Computationally efficient univariate filtering for massive data

TL;DR

This paper introduces a computationally efficient method for univariate filtering in large datasets by replacing traditional likelihood ratio tests with score tests or Pearson correlation, significantly reducing computation time while maintaining accuracy.

Contribution

It demonstrates that the score test can replace the likelihood ratio test in univariate filtering, achieving 30-60,000 times faster computation with comparable results in massive data analysis.

Findings

Score test is 30-60,000 times faster than likelihood ratio test.

Score test produces nearly the same results as the likelihood ratio test.

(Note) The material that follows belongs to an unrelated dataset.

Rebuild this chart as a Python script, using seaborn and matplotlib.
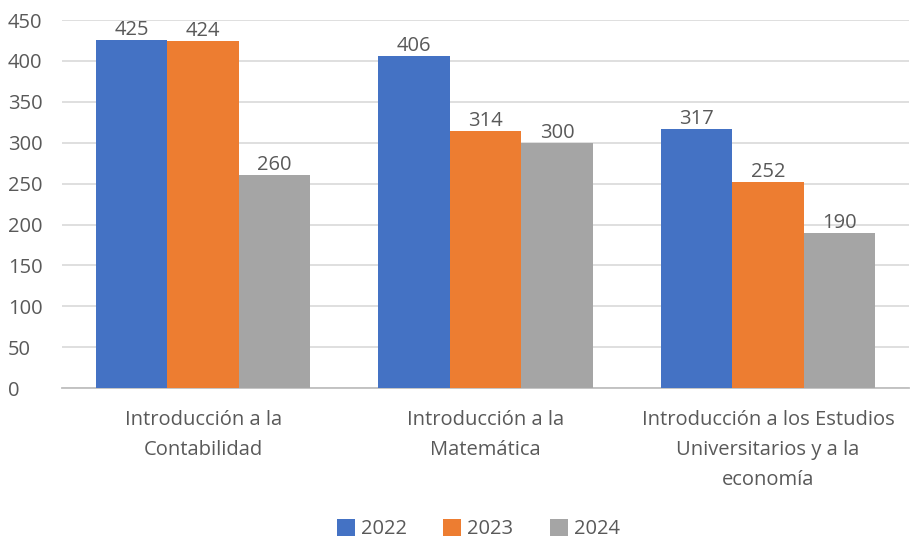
import numpy as np
import pandas as pd
import matplotlib.pyplot as plt
import seaborn as sns

categorias = ["Introducción a la\nContabilidad",
              "Introducción a la\nMatemática",
              "Introducción a los Estudios\nUniversitarios y a la\neconomía"]
anios = ["2022", "2023", "2024"]
v2022 = [425, 406, 317]
v2023 = [424, 314, 252]
v2024 = [260, 300, 190]
colores = ["#4472C4", "#ED7D31", "#A5A5A5"]

df = pd.DataFrame({
    "curso": categorias * 3,
    "anio": [a for a in anios for _ in categorias],
    "valor": v2022 + v2023 + v2024,
})

sns.set_style("white")
plt.rcParams['font.family'] = ['Open Sans', 'DejaVu Sans']
gris = "#595959"
fs = 14.5

fig = plt.figure(figsize=(9.11, 5.42), dpi=100)
ax = fig.add_axes([0.068, 0.284, 0.93, 0.679])
sns.barplot(data=df, x="curso", y="valor", hue="anio", palette=colores,
            width=0.76, saturation=1, linewidth=0, ax=ax, zorder=3)

for c in ax.containers:
    ax.bar_label(c, padding=0, fontsize=fs, color=gris)

ax.set_ylim(0, 450)
ax.set_yticks(range(0, 451, 50))
ax.set_xlim(-0.5, 2.5)
ax.yaxis.grid(True, color="#D9D9D9", linewidth=1.2, zorder=0)
ax.set_axisbelow(True)
for s in ["top", "right", "left"]:
    ax.spines[s].set_visible(False)
ax.spines["bottom"].set_color("#BFBFBF")
ax.spines["bottom"].set_linewidth(1.3)
ax.tick_params(axis="both", length=0, labelsize=fs, colors=gris)
ax.tick_params(axis="x", pad=16)
ax.tick_params(axis="y", pad=39)
for t in ax.get_yticklabels():
    t.set_horizontalalignment("left")
plt.setp(ax.get_xticklabels(), linespacing=1.65)
ax.set_xlabel("")
ax.set_ylabel("")

ax.legend(loc="center", bbox_to_anchor=(0.525, 0.024), bbox_transform=fig.transFigure,
          ncol=3, frameon=False, fontsize=fs, labelcolor=gris, handlelength=0.9,
          handleheight=0.9, handletextpad=0.3, columnspacing=1.8)

fig.savefig("out.png", dpi=100)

Replacing the likelihood ratio test with the score test is recommended for large-scale data analysis.

Abstract

The vast availability of large scale, massive and big data has increased the computational cost of data analysis. One such case is the computational cost of the univariate filtering which typically involves fitting many univariate regression models and is essential for numerous variable selection algorithms to reduce the number of predictor variables. The paper manifests how to dramatically reduce that computational cost by employing the score test or the simple Pearson correlation (or the t-test for binary responses). Extensive Monte Carlo simulation studies will demonstrate their advantages and disadvantages compared to the likelihood ratio test and examples with real data will illustrate the performance of the score test and the log-likelihood ratio test under realistic scenarios. Depending on the regression model used, the score test is 30 - 60,000 times faster than the log-likelihood ratio test and produces nearly the same results. Hence this paper strongly recommends to substitute the log-likelihood ratio test with the score test when coping with large scale data, massive data, big data, or even with data whose sample size is in the order of a few tens of thousands or higher.